| Instructions to follow |
Without including any pictures, write out the listing below exactly.

======== Information provided ========

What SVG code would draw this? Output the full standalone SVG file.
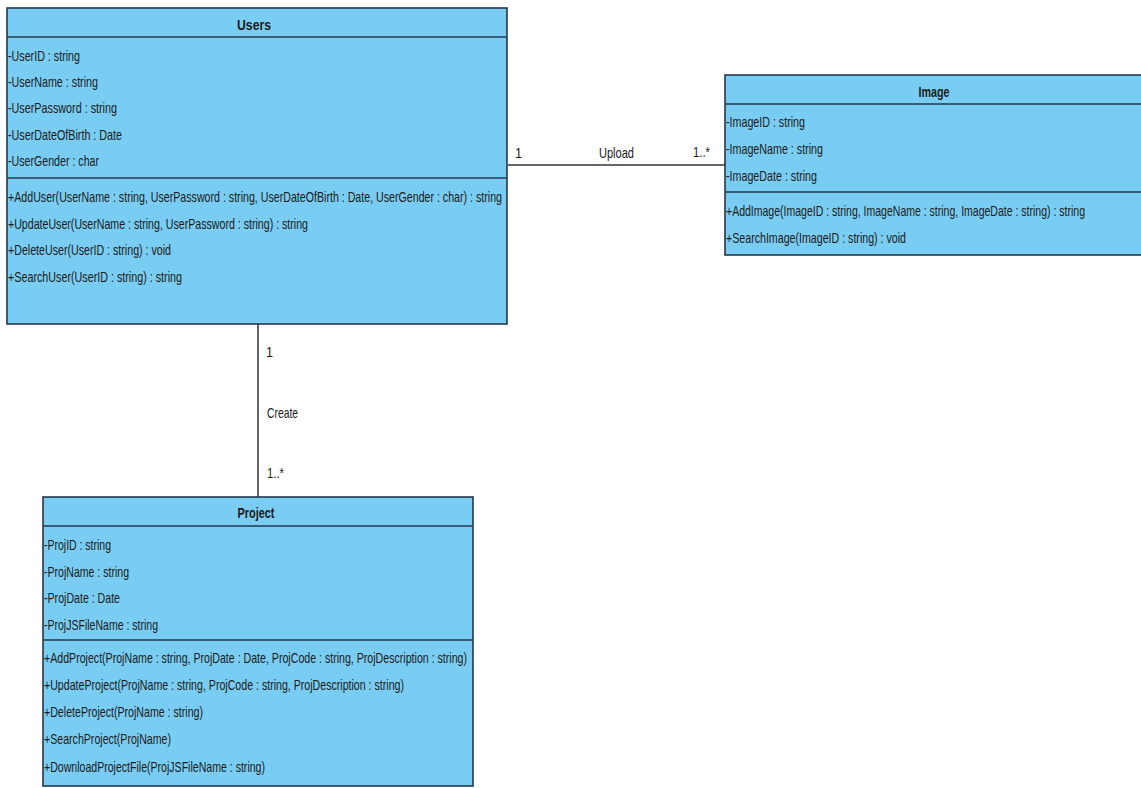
<svg xmlns="http://www.w3.org/2000/svg" width="1141" height="788" viewBox="0 0 1141 788">
<style>
.box{fill:#7acdf2;stroke:#23374c;stroke-width:1.6}
.div{stroke:#23374c;stroke-width:1.6}
.t{font-family:"Liberation Sans",Arial,sans-serif;font-size:15px;fill:#1a1a1a}
.h{font-family:"Liberation Sans",Arial,sans-serif;font-size:15px;font-weight:bold;fill:#1a1a1a;text-anchor:middle}
.c{stroke:#333;stroke-width:1.5;fill:none}
</style>
<rect width="1141" height="788" fill="#ffffff"/>
<g id="connectors">
<line class="c" x1="508" y1="165" x2="725" y2="165"/>
<line class="c" x1="258" y1="324" x2="258" y2="497"/>
<text class="t" x="515" y="158" textLength="7" lengthAdjust="spacingAndGlyphs">1</text>
<text class="t" x="599" y="158" textLength="35" lengthAdjust="spacingAndGlyphs">Upload</text>
<text class="t" x="693" y="157" textLength="17" lengthAdjust="spacingAndGlyphs">1..*</text>
<text class="t" x="266" y="357" textLength="7" lengthAdjust="spacingAndGlyphs">1</text>
<text class="t" x="267" y="418" textLength="31" lengthAdjust="spacingAndGlyphs">Create</text>
<text class="t" x="267" y="478" textLength="17" lengthAdjust="spacingAndGlyphs">1..*</text>
</g>
<g id="Users">
<rect class="box" x="7" y="8" width="500" height="316"/>
<line class="div" x1="7" y1="37" x2="507" y2="37"/>
<line class="div" x1="7" y1="178" x2="507" y2="178"/>
<text class="h" x="254" y="30" textLength="34" lengthAdjust="spacingAndGlyphs">Users</text>
<text class="t" x="8" y="61" textLength="72" lengthAdjust="spacingAndGlyphs">-UserID : string</text>
<text class="t" x="8" y="87" textLength="90" lengthAdjust="spacingAndGlyphs">-UserName : string</text>
<text class="t" x="8" y="113" textLength="109" lengthAdjust="spacingAndGlyphs">-UserPassword : string</text>
<text class="t" x="8" y="140" textLength="114" lengthAdjust="spacingAndGlyphs">-UserDateOfBirth : Date</text>
<text class="t" x="8" y="166" textLength="91" lengthAdjust="spacingAndGlyphs">-UserGender : char</text>
<text class="t" x="8" y="202" textLength="494" lengthAdjust="spacingAndGlyphs">+AddUser(UserName : string, UserPassword : string, UserDateOfBirth : Date, UserGender : char) : string</text>
<text class="t" x="8" y="229" textLength="300" lengthAdjust="spacingAndGlyphs">+UpdateUser(UserName : string, UserPassword : string) : string</text>
<text class="t" x="8" y="255" textLength="163" lengthAdjust="spacingAndGlyphs">+DeleteUser(UserID : string) : void</text>
<text class="t" x="8" y="282" textLength="174" lengthAdjust="spacingAndGlyphs">+SearchUser(UserID : string) : string</text>
</g>
<g id="Image">
<rect class="box" x="725" y="75" width="420" height="180"/>
<line class="div" x1="725" y1="104" x2="1141" y2="104"/>
<line class="div" x1="725" y1="192" x2="1141" y2="192"/>
<text class="h" x="934" y="97" textLength="31" lengthAdjust="spacingAndGlyphs">Image</text>
<text class="t" x="726" y="127" textLength="79" lengthAdjust="spacingAndGlyphs">-ImageID : string</text>
<text class="t" x="726" y="154" textLength="97" lengthAdjust="spacingAndGlyphs">-ImageName : string</text>
<text class="t" x="726" y="181" textLength="91" lengthAdjust="spacingAndGlyphs">-ImageDate : string</text>
<text class="t" x="726" y="216" textLength="359" lengthAdjust="spacingAndGlyphs">+AddImage(ImageID : string, ImageName : string, ImageDate : string) : string</text>
<text class="t" x="726" y="243" textLength="180" lengthAdjust="spacingAndGlyphs">+SearchImage(ImageID : string) : void</text>
</g>
<g id="Project">
<rect class="box" x="43" y="497" width="430" height="289"/>
<line class="div" x1="43" y1="526" x2="473" y2="526"/>
<line class="div" x1="43" y1="640" x2="473" y2="640"/>
<text class="h" x="256" y="518" textLength="37" lengthAdjust="spacingAndGlyphs">Project</text>
<text class="t" x="44" y="550" textLength="67" lengthAdjust="spacingAndGlyphs">-ProjID : string</text>
<text class="t" x="44" y="577" textLength="85" lengthAdjust="spacingAndGlyphs">-ProjName : string</text>
<text class="t" x="44" y="603" textLength="76" lengthAdjust="spacingAndGlyphs">-ProjDate : Date</text>
<text class="t" x="44" y="630" textLength="114" lengthAdjust="spacingAndGlyphs">-ProjJSFileName : string</text>
<text class="t" x="44" y="663" textLength="423" lengthAdjust="spacingAndGlyphs">+AddProject(ProjName : string, ProjDate : Date, ProjCode : string, ProjDescription : string)</text>
<text class="t" x="44" y="690" textLength="360" lengthAdjust="spacingAndGlyphs">+UpdateProject(ProjName : string, ProjCode : string, ProjDescription : string)</text>
<text class="t" x="44" y="717" textLength="159" lengthAdjust="spacingAndGlyphs">+DeleteProject(ProjName : string)</text>
<text class="t" x="44" y="744" textLength="127" lengthAdjust="spacingAndGlyphs">+SearchProject(ProjName)</text>
<text class="t" x="44" y="772" textLength="221" lengthAdjust="spacingAndGlyphs">+DownloadProjectFile(ProjJSFileName : string)</text>
</g>
</svg>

========

| Exercise result |
What SVG code would draw this? Output the full standalone SVG file.
<svg xmlns="http://www.w3.org/2000/svg" width="1141" height="788" viewBox="0 0 1141 788">
<style>
.box{fill:#7acdf2;stroke:#23374c;stroke-width:1.6}
.div{stroke:#23374c;stroke-width:1.6}
.t{font-family:"Liberation Sans",Arial,sans-serif;font-size:15px;fill:#1a1a1a}
.h{font-family:"Liberation Sans",Arial,sans-serif;font-size:15px;font-weight:bold;fill:#1a1a1a;text-anchor:middle}
.c{stroke:#333;stroke-width:1.5;fill:none}
</style>
<rect width="1141" height="788" fill="#ffffff"/>
<g id="connectors">
<line class="c" x1="508" y1="165" x2="725" y2="165"/>
<line class="c" x1="258" y1="324" x2="258" y2="497"/>
<text class="t" x="515" y="158" textLength="7" lengthAdjust="spacingAndGlyphs">1</text>
<text class="t" x="599" y="158" textLength="35" lengthAdjust="spacingAndGlyphs">Upload</text>
<text class="t" x="693" y="157" textLength="17" lengthAdjust="spacingAndGlyphs">1..*</text>
<text class="t" x="266" y="357" textLength="7" lengthAdjust="spacingAndGlyphs">1</text>
<text class="t" x="267" y="418" textLength="31" lengthAdjust="spacingAndGlyphs">Create</text>
<text class="t" x="267" y="478" textLength="17" lengthAdjust="spacingAndGlyphs">1..*</text>
</g>
<g id="Users">
<rect class="box" x="7" y="8" width="500" height="316"/>
<line class="div" x1="7" y1="37" x2="507" y2="37"/>
<line class="div" x1="7" y1="178" x2="507" y2="178"/>
<text class="h" x="254" y="30" textLength="34" lengthAdjust="spacingAndGlyphs">Users</text>
<text class="t" x="8" y="61" textLength="72" lengthAdjust="spacingAndGlyphs">-UserID : string</text>
<text class="t" x="8" y="87" textLength="90" lengthAdjust="spacingAndGlyphs">-UserName : string</text>
<text class="t" x="8" y="113" textLength="109" lengthAdjust="spacingAndGlyphs">-UserPassword : string</text>
<text class="t" x="8" y="140" textLength="114" lengthAdjust="spacingAndGlyphs">-UserDateOfBirth : Date</text>
<text class="t" x="8" y="166" textLength="91" lengthAdjust="spacingAndGlyphs">-UserGender : char</text>
<text class="t" x="8" y="202" textLength="494" lengthAdjust="spacingAndGlyphs">+AddUser(UserName : string, UserPassword : string, UserDateOfBirth : Date, UserGender : char) : string</text>
<text class="t" x="8" y="229" textLength="300" lengthAdjust="spacingAndGlyphs">+UpdateUser(UserName : string, UserPassword : string) : string</text>
<text class="t" x="8" y="255" textLength="163" lengthAdjust="spacingAndGlyphs">+DeleteUser(UserID : string) : void</text>
<text class="t" x="8" y="282" textLength="174" lengthAdjust="spacingAndGlyphs">+SearchUser(UserID : string) : string</text>
</g>
<g id="Image">
<rect class="box" x="725" y="75" width="420" height="180"/>
<line class="div" x1="725" y1="104" x2="1141" y2="104"/>
<line class="div" x1="725" y1="192" x2="1141" y2="192"/>
<text class="h" x="934" y="97" textLength="31" lengthAdjust="spacingAndGlyphs">Image</text>
<text class="t" x="726" y="127" textLength="79" lengthAdjust="spacingAndGlyphs">-ImageID : string</text>
<text class="t" x="726" y="154" textLength="97" lengthAdjust="spacingAndGlyphs">-ImageName : string</text>
<text class="t" x="726" y="181" textLength="91" lengthAdjust="spacingAndGlyphs">-ImageDate : string</text>
<text class="t" x="726" y="216" textLength="359" lengthAdjust="spacingAndGlyphs">+AddImage(ImageID : string, ImageName : string, ImageDate : string) : string</text>
<text class="t" x="726" y="243" textLength="180" lengthAdjust="spacingAndGlyphs">+SearchImage(ImageID : string) : void</text>
</g>
<g id="Project">
<rect class="box" x="43" y="497" width="430" height="289"/>
<line class="div" x1="43" y1="526" x2="473" y2="526"/>
<line class="div" x1="43" y1="640" x2="473" y2="640"/>
<text class="h" x="256" y="518" textLength="37" lengthAdjust="spacingAndGlyphs">Project</text>
<text class="t" x="44" y="550" textLength="67" lengthAdjust="spacingAndGlyphs">-ProjID : string</text>
<text class="t" x="44" y="577" textLength="85" lengthAdjust="spacingAndGlyphs">-ProjName : string</text>
<text class="t" x="44" y="603" textLength="76" lengthAdjust="spacingAndGlyphs">-ProjDate : Date</text>
<text class="t" x="44" y="630" textLength="114" lengthAdjust="spacingAndGlyphs">-ProjJSFileName : string</text>
<text class="t" x="44" y="663" textLength="423" lengthAdjust="spacingAndGlyphs">+AddProject(ProjName : string, ProjDate : Date, ProjCode : string, ProjDescription : string)</text>
<text class="t" x="44" y="690" textLength="360" lengthAdjust="spacingAndGlyphs">+UpdateProject(ProjName : string, ProjCode : string, ProjDescription : string)</text>
<text class="t" x="44" y="717" textLength="159" lengthAdjust="spacingAndGlyphs">+DeleteProject(ProjName : string)</text>
<text class="t" x="44" y="744" textLength="127" lengthAdjust="spacingAndGlyphs">+SearchProject(ProjName)</text>
<text class="t" x="44" y="772" textLength="221" lengthAdjust="spacingAndGlyphs">+DownloadProjectFile(ProjJSFileName : string)</text>
</g>
</svg>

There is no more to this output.